**Collected data**
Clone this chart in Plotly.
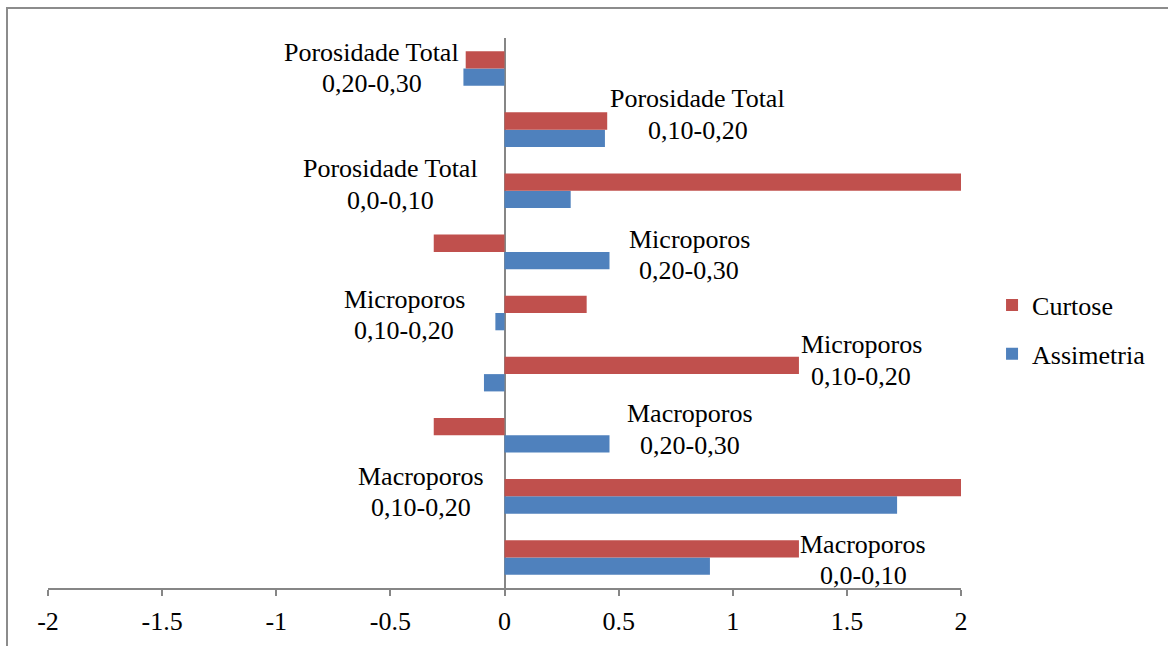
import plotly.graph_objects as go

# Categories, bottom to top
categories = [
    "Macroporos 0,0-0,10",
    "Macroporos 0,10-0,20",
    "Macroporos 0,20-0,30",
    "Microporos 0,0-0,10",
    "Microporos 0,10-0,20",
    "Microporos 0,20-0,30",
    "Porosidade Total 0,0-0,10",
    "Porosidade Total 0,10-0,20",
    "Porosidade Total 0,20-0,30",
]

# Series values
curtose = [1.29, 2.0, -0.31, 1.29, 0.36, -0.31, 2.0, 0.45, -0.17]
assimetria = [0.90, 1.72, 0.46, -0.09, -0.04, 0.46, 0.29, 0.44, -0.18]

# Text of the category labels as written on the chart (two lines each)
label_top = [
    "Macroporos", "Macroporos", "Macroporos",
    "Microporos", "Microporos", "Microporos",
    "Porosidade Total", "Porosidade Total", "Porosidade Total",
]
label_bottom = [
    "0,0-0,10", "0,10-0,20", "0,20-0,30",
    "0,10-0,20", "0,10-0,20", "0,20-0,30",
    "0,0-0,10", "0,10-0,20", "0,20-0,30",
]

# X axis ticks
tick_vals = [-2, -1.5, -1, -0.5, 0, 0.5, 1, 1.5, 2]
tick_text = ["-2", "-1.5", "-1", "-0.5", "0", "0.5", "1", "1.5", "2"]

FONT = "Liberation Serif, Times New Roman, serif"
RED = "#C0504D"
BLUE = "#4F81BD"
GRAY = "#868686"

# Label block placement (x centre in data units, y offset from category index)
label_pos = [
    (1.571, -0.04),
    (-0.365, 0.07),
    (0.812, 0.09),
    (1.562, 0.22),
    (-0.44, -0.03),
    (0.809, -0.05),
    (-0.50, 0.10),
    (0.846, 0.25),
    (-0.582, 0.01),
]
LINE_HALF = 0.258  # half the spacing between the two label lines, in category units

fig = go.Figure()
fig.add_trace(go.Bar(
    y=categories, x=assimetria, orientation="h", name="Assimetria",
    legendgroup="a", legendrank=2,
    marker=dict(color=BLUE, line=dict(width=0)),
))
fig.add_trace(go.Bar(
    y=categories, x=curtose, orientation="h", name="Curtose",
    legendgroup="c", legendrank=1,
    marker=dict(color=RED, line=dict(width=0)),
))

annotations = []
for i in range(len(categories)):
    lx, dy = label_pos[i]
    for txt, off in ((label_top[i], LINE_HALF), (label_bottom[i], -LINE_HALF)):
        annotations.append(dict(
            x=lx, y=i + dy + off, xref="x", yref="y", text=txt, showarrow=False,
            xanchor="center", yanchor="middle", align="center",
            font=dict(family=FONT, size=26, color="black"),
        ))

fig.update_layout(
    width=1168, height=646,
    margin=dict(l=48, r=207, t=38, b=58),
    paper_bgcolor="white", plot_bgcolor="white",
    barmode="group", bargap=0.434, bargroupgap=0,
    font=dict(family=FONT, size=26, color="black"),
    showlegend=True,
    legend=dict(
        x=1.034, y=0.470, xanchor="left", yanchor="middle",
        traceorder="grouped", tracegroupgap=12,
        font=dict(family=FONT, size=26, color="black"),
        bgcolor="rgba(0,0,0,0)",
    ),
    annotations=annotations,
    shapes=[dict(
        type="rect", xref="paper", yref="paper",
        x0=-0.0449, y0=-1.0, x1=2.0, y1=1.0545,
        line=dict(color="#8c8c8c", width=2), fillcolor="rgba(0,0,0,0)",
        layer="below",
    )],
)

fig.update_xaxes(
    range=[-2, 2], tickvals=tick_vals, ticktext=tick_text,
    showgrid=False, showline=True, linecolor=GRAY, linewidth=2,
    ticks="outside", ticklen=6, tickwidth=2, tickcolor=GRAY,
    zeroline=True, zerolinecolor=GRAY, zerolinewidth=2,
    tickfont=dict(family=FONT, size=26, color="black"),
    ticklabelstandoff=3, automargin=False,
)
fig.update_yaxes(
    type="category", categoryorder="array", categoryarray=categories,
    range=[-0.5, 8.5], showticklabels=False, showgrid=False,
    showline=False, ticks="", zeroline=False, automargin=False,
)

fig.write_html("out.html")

**Exercise instructions**
Would you reproduce the lines above, from the very first through the line containing "import plotly.graph_objects as go", exactly and without the pictures?

**Written solution**
Clone this chart in Plotly.
import plotly.graph_objects as go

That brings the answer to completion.